***** Provided data

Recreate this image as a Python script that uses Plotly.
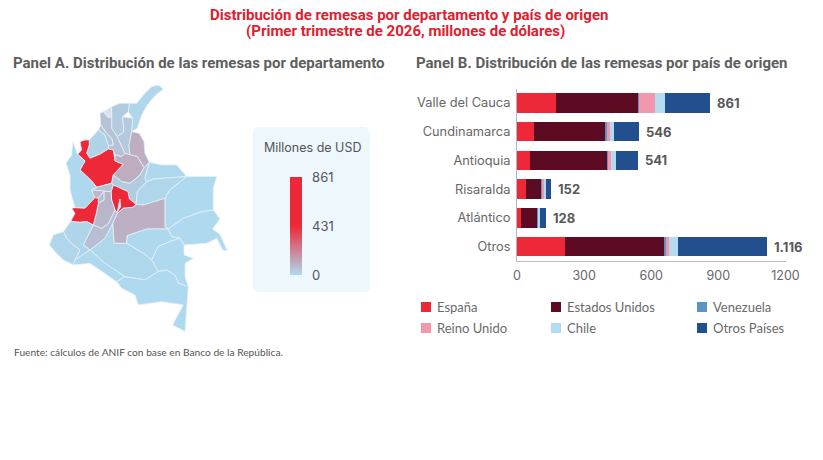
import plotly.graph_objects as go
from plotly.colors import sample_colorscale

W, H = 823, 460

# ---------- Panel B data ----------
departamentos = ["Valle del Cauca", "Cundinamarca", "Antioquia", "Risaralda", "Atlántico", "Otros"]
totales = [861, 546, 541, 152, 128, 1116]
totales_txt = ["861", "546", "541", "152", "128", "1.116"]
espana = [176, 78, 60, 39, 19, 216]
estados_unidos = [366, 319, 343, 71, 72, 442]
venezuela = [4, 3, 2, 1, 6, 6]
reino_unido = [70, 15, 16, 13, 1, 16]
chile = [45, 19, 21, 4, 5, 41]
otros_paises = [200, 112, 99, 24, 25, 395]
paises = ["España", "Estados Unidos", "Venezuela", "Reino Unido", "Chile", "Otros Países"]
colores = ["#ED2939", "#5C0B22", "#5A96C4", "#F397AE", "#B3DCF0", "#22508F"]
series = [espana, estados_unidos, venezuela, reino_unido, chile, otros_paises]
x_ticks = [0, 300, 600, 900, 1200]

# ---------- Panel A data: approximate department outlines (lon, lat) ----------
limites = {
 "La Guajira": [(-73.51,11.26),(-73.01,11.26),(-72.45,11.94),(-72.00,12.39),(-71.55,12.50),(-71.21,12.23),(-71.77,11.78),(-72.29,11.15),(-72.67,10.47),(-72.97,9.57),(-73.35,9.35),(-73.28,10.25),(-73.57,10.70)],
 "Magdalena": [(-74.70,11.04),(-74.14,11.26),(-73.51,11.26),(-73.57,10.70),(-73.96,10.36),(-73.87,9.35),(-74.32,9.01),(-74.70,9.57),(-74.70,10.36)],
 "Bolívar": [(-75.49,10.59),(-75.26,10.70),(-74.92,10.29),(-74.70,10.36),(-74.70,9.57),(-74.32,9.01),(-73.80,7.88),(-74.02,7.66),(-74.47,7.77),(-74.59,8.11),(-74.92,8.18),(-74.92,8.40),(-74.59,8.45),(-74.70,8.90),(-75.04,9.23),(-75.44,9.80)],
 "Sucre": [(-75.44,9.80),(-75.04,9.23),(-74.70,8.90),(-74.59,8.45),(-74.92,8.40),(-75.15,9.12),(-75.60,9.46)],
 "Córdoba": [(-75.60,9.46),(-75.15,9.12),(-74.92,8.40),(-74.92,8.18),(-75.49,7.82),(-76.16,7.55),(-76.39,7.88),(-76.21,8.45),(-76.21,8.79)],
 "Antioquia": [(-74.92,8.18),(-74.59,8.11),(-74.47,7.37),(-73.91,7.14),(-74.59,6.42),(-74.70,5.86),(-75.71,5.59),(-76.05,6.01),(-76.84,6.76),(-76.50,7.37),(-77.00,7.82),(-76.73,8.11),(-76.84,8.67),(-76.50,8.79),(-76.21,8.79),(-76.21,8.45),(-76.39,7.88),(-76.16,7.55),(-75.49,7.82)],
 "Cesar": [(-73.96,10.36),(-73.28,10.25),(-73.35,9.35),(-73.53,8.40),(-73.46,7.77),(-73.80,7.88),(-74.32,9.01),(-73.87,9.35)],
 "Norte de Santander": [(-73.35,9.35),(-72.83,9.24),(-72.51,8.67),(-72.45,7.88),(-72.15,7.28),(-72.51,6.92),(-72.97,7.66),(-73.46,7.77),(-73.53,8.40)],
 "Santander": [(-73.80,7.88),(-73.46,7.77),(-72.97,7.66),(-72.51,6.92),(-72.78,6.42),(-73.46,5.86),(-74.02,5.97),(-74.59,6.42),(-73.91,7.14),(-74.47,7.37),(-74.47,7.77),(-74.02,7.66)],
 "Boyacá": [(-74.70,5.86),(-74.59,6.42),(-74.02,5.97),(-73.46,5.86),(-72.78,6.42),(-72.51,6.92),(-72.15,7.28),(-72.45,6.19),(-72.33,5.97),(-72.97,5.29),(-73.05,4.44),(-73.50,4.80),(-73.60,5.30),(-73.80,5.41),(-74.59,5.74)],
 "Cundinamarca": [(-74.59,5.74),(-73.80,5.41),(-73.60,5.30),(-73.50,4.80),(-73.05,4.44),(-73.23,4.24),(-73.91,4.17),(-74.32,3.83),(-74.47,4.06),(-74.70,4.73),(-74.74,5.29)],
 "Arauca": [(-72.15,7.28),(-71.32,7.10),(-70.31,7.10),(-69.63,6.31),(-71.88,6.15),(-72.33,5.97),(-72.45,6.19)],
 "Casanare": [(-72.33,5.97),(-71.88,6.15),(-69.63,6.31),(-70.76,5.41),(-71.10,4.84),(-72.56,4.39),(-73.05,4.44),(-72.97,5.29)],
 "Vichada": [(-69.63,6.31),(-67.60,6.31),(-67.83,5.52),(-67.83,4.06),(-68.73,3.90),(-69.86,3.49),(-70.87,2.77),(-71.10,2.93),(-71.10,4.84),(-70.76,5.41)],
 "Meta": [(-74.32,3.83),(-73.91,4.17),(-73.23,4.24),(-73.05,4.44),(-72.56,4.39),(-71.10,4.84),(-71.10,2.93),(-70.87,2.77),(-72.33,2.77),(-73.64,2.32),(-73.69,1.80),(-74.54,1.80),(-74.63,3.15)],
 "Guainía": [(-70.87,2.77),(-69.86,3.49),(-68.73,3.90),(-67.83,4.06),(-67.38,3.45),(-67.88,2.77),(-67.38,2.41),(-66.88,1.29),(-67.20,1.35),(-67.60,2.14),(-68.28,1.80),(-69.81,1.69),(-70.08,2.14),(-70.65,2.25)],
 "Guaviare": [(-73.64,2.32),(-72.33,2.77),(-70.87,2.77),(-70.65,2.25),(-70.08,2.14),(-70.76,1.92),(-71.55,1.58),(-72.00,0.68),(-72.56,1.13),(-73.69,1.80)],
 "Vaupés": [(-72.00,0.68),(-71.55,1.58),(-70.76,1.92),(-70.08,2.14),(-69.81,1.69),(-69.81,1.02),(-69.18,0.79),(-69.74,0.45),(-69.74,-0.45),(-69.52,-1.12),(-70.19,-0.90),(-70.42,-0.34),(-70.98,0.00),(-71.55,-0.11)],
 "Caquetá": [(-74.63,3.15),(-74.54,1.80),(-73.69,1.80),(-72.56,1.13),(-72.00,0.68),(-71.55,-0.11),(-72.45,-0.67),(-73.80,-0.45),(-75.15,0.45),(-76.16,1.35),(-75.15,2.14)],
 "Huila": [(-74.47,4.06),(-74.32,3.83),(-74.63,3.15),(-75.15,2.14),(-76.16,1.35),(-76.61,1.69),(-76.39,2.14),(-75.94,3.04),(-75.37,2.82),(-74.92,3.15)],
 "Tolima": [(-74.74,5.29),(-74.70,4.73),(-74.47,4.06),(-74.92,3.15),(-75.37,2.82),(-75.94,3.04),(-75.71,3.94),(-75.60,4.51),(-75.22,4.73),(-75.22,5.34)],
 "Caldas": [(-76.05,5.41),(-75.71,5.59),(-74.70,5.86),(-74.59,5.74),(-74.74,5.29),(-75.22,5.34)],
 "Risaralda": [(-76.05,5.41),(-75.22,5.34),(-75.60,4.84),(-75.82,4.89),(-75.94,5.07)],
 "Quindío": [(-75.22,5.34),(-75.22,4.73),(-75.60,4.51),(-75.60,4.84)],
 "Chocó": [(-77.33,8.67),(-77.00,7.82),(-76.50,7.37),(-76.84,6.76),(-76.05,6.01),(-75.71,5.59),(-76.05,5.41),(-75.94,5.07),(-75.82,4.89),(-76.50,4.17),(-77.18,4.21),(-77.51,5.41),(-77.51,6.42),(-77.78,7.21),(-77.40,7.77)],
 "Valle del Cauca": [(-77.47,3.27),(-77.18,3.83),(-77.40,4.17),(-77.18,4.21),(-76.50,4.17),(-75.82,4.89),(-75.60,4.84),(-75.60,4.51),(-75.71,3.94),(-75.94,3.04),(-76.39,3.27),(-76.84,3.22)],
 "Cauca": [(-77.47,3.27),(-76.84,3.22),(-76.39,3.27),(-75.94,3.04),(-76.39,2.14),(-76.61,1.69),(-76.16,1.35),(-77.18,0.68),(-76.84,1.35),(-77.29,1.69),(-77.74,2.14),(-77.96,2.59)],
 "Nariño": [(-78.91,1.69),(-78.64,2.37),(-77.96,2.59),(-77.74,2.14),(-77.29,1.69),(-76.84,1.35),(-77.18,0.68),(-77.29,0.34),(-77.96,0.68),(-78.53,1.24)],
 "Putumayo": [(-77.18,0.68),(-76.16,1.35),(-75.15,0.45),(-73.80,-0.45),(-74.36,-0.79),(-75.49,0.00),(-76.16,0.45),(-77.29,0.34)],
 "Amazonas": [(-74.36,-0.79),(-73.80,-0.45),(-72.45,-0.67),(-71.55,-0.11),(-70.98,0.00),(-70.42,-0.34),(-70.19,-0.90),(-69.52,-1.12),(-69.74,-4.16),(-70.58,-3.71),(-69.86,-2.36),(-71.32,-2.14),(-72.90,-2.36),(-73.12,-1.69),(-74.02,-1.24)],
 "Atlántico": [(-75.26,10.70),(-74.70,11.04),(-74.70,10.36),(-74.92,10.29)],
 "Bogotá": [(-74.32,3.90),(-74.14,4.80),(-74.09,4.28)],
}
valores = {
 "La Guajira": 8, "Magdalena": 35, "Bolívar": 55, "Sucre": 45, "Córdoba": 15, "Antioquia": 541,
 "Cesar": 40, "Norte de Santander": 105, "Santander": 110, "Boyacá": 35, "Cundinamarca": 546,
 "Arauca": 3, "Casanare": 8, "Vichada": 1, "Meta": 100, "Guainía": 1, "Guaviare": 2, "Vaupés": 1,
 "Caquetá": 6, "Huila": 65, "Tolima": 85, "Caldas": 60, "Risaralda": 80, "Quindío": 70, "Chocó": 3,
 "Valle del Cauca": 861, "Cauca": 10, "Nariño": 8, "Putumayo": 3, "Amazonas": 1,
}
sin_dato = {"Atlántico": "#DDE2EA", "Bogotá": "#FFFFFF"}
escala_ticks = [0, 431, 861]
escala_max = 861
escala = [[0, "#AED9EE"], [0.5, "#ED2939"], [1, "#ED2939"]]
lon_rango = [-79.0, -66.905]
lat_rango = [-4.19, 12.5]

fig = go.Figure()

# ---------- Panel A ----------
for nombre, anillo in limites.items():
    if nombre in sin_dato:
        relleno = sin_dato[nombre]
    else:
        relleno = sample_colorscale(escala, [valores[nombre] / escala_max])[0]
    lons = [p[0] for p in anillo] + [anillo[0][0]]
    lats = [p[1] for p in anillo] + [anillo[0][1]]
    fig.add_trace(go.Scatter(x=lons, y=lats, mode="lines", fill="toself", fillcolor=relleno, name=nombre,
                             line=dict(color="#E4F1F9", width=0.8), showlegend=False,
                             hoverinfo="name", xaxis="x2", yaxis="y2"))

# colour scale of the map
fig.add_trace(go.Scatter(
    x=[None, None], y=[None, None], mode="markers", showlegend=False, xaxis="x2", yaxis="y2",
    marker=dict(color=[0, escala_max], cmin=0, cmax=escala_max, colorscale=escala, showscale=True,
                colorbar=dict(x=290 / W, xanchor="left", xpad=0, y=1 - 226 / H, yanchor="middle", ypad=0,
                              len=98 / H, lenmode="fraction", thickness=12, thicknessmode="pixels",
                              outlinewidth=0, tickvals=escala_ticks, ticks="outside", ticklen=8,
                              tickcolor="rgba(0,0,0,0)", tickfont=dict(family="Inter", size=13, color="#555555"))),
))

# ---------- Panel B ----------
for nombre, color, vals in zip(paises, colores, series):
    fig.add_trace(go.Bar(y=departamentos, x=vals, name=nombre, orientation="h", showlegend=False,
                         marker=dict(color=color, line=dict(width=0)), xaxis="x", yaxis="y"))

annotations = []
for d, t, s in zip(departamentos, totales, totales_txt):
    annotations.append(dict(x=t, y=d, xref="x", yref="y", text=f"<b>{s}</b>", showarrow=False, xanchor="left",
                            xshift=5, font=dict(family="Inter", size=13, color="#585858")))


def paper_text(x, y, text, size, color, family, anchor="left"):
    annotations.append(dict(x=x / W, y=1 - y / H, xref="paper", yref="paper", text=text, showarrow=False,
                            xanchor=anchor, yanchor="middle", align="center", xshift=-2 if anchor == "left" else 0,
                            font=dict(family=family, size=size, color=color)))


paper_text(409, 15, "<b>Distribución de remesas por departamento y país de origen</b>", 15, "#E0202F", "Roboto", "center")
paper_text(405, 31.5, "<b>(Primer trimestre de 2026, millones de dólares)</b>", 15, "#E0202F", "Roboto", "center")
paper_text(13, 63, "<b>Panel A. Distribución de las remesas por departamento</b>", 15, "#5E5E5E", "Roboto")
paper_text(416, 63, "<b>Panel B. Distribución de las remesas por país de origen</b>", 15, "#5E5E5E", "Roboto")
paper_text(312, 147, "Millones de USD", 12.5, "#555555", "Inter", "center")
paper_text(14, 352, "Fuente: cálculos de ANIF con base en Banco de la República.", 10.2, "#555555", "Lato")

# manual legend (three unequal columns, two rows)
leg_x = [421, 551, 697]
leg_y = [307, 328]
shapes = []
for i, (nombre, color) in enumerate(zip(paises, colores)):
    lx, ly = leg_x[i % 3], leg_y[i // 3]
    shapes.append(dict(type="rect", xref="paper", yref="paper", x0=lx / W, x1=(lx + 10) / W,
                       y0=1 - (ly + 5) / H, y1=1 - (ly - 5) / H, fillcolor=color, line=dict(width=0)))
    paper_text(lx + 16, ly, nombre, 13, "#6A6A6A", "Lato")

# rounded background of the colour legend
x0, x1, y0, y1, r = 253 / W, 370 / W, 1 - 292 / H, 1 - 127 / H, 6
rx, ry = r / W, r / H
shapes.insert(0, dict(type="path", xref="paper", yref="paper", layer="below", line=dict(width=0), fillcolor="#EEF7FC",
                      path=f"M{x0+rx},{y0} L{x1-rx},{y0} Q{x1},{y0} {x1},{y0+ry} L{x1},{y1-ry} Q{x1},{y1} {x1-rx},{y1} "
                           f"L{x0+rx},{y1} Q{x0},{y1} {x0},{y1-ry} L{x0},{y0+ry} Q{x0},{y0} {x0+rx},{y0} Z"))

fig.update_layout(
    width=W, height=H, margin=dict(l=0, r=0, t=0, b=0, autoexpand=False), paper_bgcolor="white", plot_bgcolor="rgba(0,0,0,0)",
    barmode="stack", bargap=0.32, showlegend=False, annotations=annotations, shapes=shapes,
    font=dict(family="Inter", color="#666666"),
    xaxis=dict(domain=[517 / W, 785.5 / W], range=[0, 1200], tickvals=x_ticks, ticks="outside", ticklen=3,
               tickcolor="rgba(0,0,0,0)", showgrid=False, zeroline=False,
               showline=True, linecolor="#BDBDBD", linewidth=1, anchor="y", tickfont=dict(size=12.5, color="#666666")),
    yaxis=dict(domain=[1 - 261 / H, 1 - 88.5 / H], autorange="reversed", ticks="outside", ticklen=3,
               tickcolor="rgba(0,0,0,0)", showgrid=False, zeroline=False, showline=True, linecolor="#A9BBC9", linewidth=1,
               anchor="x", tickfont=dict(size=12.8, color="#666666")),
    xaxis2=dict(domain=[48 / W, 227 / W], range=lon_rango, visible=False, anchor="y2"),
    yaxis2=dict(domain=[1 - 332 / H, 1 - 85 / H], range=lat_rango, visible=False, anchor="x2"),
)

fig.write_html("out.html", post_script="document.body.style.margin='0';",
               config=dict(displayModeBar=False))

**********

» Task to carry out
Write out each line of the listing above, exactly, from its first line to the line holding "W, H = 823, 460", inclusive. Skip the pictures.

» Task response
Recreate this image as a Python script that uses Plotly.
import plotly.graph_objects as go
from plotly.colors import sample_colorscale

W, H = 823, 460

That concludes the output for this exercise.